California's licensing requirement for property managers is not an administrative hurdle. It is a substantive qualification standard designed to ensure that people handling other people's properties, trust funds, and tenancy decisions have demonstrated competence and are accountable to a regulatory body.

For property management companies already operating in California, this is the foundation everything else sits on. For companies expanding into California from other states, it is the first question to answer, not an afterthought. The licensing process takes time. The structural requirements for corporations, and the absence of a standard LLC licensing pathway, have real implications for company formation. Trust fund obligations also require accounting infrastructure that not every management platform supports.

Companies that get this right early are not just compliant. They are operationally positioned to scale California portfolios without the structural vulnerabilities that surface when the DRE comes looking. For property management companies handling rent collection across multiple properties, this means the accounting infrastructure has to be right from day one. A property accounting platform that maintains separate ledgers per property and supports trust account reconciliation is not a convenience in California. It is a compliance requirement. RIOO, built natively on NetSuite, provides property-level financial tracking and a unified accounting structure that supports these compliance needs.

If you are building or scaling a California property management operation, the platform infrastructure you choose should make DRE compliance easier, not harder.

FAQ

1. Do I need a broker's license to manage my own properties in California?

No. The licensing requirement applies to managing properties for others for compensation. An owner managing their own properties does not need a DRE broker's license.

2. Can a salesperson license substitute for a broker's license in property management?

A licensed salesperson can perform property management activities, but only under the active supervision of a licensed broker. A salesperson cannot independently operate a property management company or maintain trust accounts.

3. Can an LLC be licensed as a real estate broker in California? California does not provide a standard pathway for LLCs to hold a real estate broker's license. Property management companies structured as LLCs should consult legal counsel about restructuring before beginning California operations.

4. What is a "qualified delegate" under California property management law?

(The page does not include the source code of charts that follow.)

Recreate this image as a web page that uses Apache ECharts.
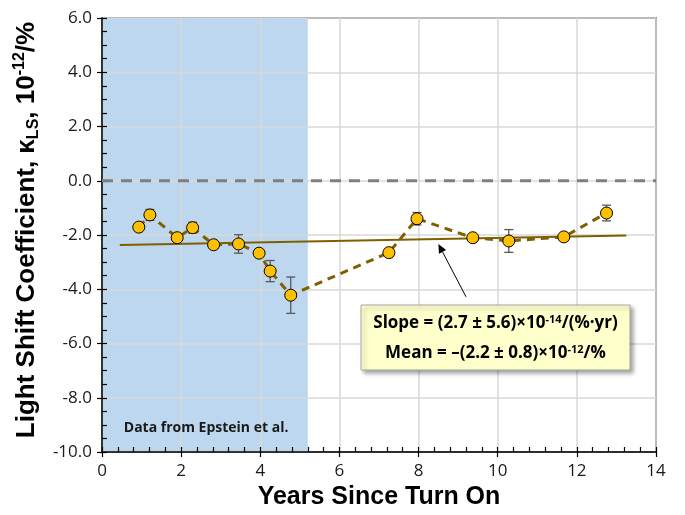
<!DOCTYPE html>
<html>
<head>
<meta charset="utf-8">
<script src="https://cdn.jsdelivr.net/npm/echarts@6/dist/echarts.min.js"></script>
<style>
html,body{margin:0;padding:0;background:#fff;}
#c{width:685px;height:515px;}
</style>
</head>
<body>
<div id="c"></div>
<script>
// ---- data ----
const years = [0.93, 1.21, 1.90, 2.29, 2.82, 3.45, 3.97, 4.25, 4.77, 7.25, 7.96, 9.37, 10.28, 11.67, 12.75];
const kappa = [-1.71, -1.26, -2.10, -1.73, -2.36, -2.33, -2.67, -3.33, -4.22, -2.65, -1.40, -2.10, -2.22, -2.07, -1.19];
const kappaErr = [null, 0.20, null, 0.20, null, 0.34, null, 0.39, 0.67, null, 0.23, null, 0.42, null, 0.29];
const fitX = [0.45, 13.25];
const fitY = [-2.37, -2.02];
const epsteinRange = [0, 5.2];
const xTicks = [0, 2, 4, 6, 8, 10, 12, 14];
const yTicks = [-10, -8, -6, -4, -2, 0, 2, 4, 6];
const zeroLineX = [0, 14];

const pts = years.map((x, i) => [x, kappa[i]]);
const errData = [];
years.forEach((x, i) => { if (kappaErr[i] != null) errData.push([x, kappa[i] - kappaErr[i], kappa[i] + kappaErr[i]]); });

const chart = echarts.init(document.getElementById('c'));
const tickFont = '"Open Sans", "Liberation Sans", sans-serif';
const labelFont = '"Liberation Sans", Arial, sans-serif';

const xBase = { type: 'value', min: xTicks[0], max: xTicks[xTicks.length - 1], interval: 2 };
const yBase = { type: 'value', min: yTicks[0], max: yTicks[yTicks.length - 1], interval: 2 };

const option = {
  animation: false,
  grid: { left: 102, right: 29, top: 18, bottom: 63, show: true, borderColor: '#333', borderWidth: 1.5, backgroundColor: 'transparent' },
  xAxis: [
    Object.assign({}, xBase, {
      axisLine: { show: true, onZero: false, lineStyle: { color: '#000', width: 1.5 } },
      axisTick: { show: true, inside: true, length: 5, lineStyle: { color: '#000', width: 1.2 } },
      minorTick: { show: true, splitNumber: 5, length: 5, lineStyle: { color: '#000', width: 1.2 } },
      splitLine: { show: true, lineStyle: { color: '#d9d9d9', width: 1.5 } },
      axisLabel: { color: '#1a1a1a', fontSize: 17, fontFamily: tickFont, margin: 11 },
      z: 3
    }),
    Object.assign({}, xBase, {
      position: 'bottom', z: 3,
      axisLine: { show: false, onZero: false },
      axisTick: { show: true, inside: false, length: 5, lineStyle: { color: '#000', width: 1.2 } },
      splitLine: { show: false },
      axisLabel: { show: false }
    })
  ],
  yAxis: [
    Object.assign({}, yBase, {
      axisLine: { show: true, onZero: false, lineStyle: { color: '#000', width: 1.5 } },
      axisTick: { show: true, inside: true, length: 5, lineStyle: { color: '#000', width: 1.2 } },
      minorTick: { show: true, splitNumber: 4, length: 5, lineStyle: { color: '#000', width: 1.2 } },
      splitLine: { show: true, lineStyle: { color: '#d9d9d9', width: 1.5 } },
      axisLabel: { color: '#1a1a1a', fontSize: 17, fontFamily: tickFont, margin: 10, formatter: v => v.toFixed(1) },
      z: 3
    }),
    Object.assign({}, yBase, {
      position: 'left', z: 3,
      axisLine: { show: false, onZero: false },
      axisTick: { show: true, inside: false, length: 5, lineStyle: { color: '#000', width: 1.2 } },
      splitLine: { show: false },
      axisLabel: { show: false }
    })
  ],
  series: [
    {
      type: 'line', data: [], z: 1, silent: true,
      markArea: {
        silent: true, z: 1,
        itemStyle: { color: '#bdd7ee' },
        data: [[{ xAxis: epsteinRange[0], yAxis: yTicks[0] }, { xAxis: epsteinRange[1], yAxis: yTicks[yTicks.length - 1] }]]
      }
    },
    {
      type: 'line', data: zeroLineX.map(x => [x, 0]), symbol: 'none', z: 4, silent: true,
      lineStyle: { color: '#7f7f7f', width: 3, type: [11, 8] }
    },
    {
      type: 'line', data: fitX.map((x, i) => [x, fitY[i]]), symbol: 'none', z: 5,
      lineStyle: { color: '#7f6000', width: 2 }
    },
    {
      type: 'custom', z: 6,
      renderItem: function (params, api) {
        const x = api.value(0);
        const p1 = api.coord([x, api.value(1)]);
        const p2 = api.coord([x, api.value(2)]);
        const w = 4.5;
        const st = { stroke: '#595959', lineWidth: 1.3 };
        return {
          type: 'group', children: [
            { type: 'line', shape: { x1: p1[0], y1: p1[1], x2: p2[0], y2: p2[1] }, style: st },
            { type: 'line', shape: { x1: p1[0] - w, y1: p1[1], x2: p1[0] + w, y2: p1[1] }, style: st },
            { type: 'line', shape: { x1: p2[0] - w, y1: p2[1], x2: p2[0] + w, y2: p2[1] }, style: st }
          ]
        };
      },
      encode: { x: 0, y: [1, 2] },
      data: errData
    },
    {
      type: 'line', data: pts, z: 7,
      symbol: 'circle', symbolSize: 12,
      lineStyle: { color: '#7f6000', width: 3, type: [8, 6] },
      itemStyle: { color: '#ffc000', borderColor: '#000', borderWidth: 1 }
    }
  ]
};
chart.setOption(option);

// arrow, annotation box and labels
const aStart = chart.convertToPixel({ gridIndex: 0 }, [9.2, -4.28]);
const aEnd = chart.convertToPixel({ gridIndex: 0 }, [8.5, -2.33]);
const ang = Math.atan2(aEnd[1] - aStart[1], aEnd[0] - aStart[0]);
const hl = 9, hw = 4;
const bx = aEnd[0] - hl * Math.cos(ang), by = aEnd[1] - hl * Math.sin(ang);
const head = [
  aEnd,
  [bx + hw * Math.sin(ang), by - hw * Math.cos(ang)],
  [bx - hw * Math.sin(ang), by + hw * Math.cos(ang)]
];
const epsLabel = chart.convertToPixel({ gridIndex: 0 }, [0.55, -9.1]);

const boxL = 361, boxT = 305, boxW = 269, boxH = 65;
const supStyle = { fontSize: 11, fontWeight: 'bold', fontFamily: tickFont, color: '#000', verticalAlign: 'top', lineHeight: 18 };
const mainStyle = { fontSize: 17, fontWeight: 'bold', fontFamily: tickFont, color: '#000', lineHeight: 18 };

chart.setOption({
  graphic: [
    { type: 'text', z: 51, x: epsLabel[0], y: epsLabel[1],
      style: { text: 'Data from Epstein et al.', align: 'left', verticalAlign: 'middle', fontSize: 14, fontWeight: 'bold', fontFamily: tickFont, fill: '#1a1a1a' } },
    { type: 'line', z: 50, shape: { x1: aStart[0], y1: aStart[1], x2: bx, y2: by }, style: { stroke: '#000', lineWidth: 1 } },
    { type: 'polygon', z: 50, shape: { points: head }, style: { fill: '#000' } },
    { type: 'rect', z: 50, shape: { x: boxL, y: boxT, width: boxW, height: boxH },
      style: { fill: '#ffffcc', stroke: '#a6a6a6', lineWidth: 1, shadowBlur: 4, shadowOffsetX: 3, shadowOffsetY: 3, shadowColor: 'rgba(0,0,0,0.35)' } },
    { type: 'text', z: 51, x: boxL + boxW / 2, y: boxT + 18,
      style: { text: '{m|Slope = (2.7 ± 5.6)×10}{s|-14}{m|/(%·yr)}', align: 'center', verticalAlign: 'middle', rich: { m: mainStyle, s: supStyle } } },
    { type: 'text', z: 51, x: boxL + boxW / 2, y: boxT + 48,
      style: { text: '{m|Mean = –(2.2 ± 0.8)×10}{s|-12}{m|/%}', align: 'center', verticalAlign: 'middle', rich: { m: mainStyle, s: supStyle } } },
    { type: 'text', z: 51, x: 27, y: 230, rotation: Math.PI / 2,
      style: { text: '{m|Light Shift Coefficient, κ}{sub|LS}{m|, 10}{sup|-12}{m|/%}', align: 'center', verticalAlign: 'middle',
        rich: {
          m: { fontSize: 26, fontWeight: 'bold', fontFamily: labelFont, color: '#000', lineHeight: 30 },
          sub: { fontSize: 16, fontWeight: 'bold', fontFamily: labelFont, color: '#000', verticalAlign: 'bottom', lineHeight: 30 },
          sup: { fontSize: 16, fontWeight: 'bold', fontFamily: labelFont, color: '#000', verticalAlign: 'top', lineHeight: 30 }
        } } },
    { type: 'text', z: 51, x: 379, y: 497,
      style: { text: 'Years Since Turn On', align: 'center', verticalAlign: 'middle', fontSize: 25, fontWeight: 'bold', fontFamily: labelFont, fill: '#000' } }
  ]
});
</script>
</body>
</html>
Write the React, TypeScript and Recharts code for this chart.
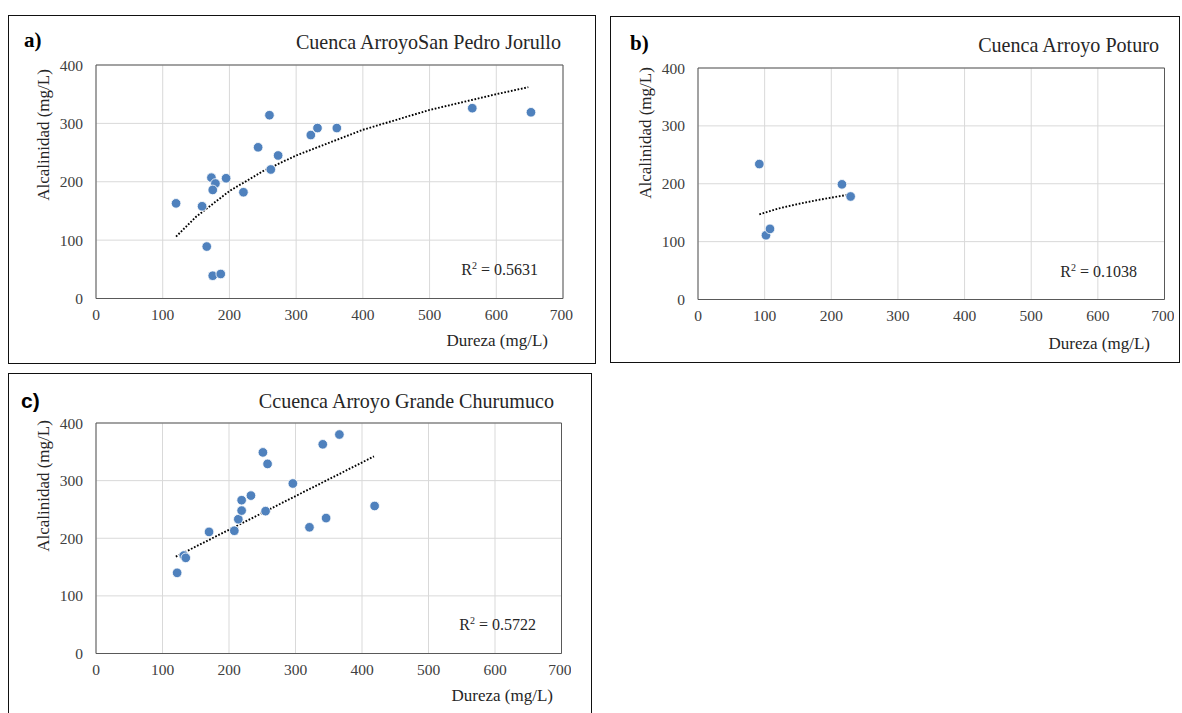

A qualified delegate is a person who has a written contract with a broker to perform supervisory duties and is either a broker-salesperson or a salesperson with two years of full-time experience in the last five years. The delegate can supervise employees performing defined property management tasks on behalf of the broker.

5. How do I verify that a California property manager is properly licensed?

Use the DRE's online license lookup tool on the official DRE website by name or license number. The lookup shows current license status, expiration date, license type, and any disciplinary actions on record.

6. What are the penalties for unlicensed property management?

The DRE can pursue civil enforcement action including fines and cease-and-desist orders. Compensation received for unlicensed activity may be unrecoverable in court. Leases executed by unlicensed managers may be challenged for enforceability. Both the management company and the property owner who retained them can be held liable.

7. Does California recognize real estate licenses from other states?

No. California does not have reciprocity agreements with other states for real estate licensing. A license from any other state does not authorize property management activities in California.

8. How often does a California broker's license need to be renewed?

Every four years. Renewal requires 45 hours of continuing education covering specific mandatory topics including ethics, agency, trust fund handling, fair housing, risk management, and implicit bias training.

Note: This article reflects California real estate licensing requirements as of 2026 under the California Business and Professions Code and Department of Real Estate regulations. Property management companies expanding into California should consult qualified legal counsel before beginning operations.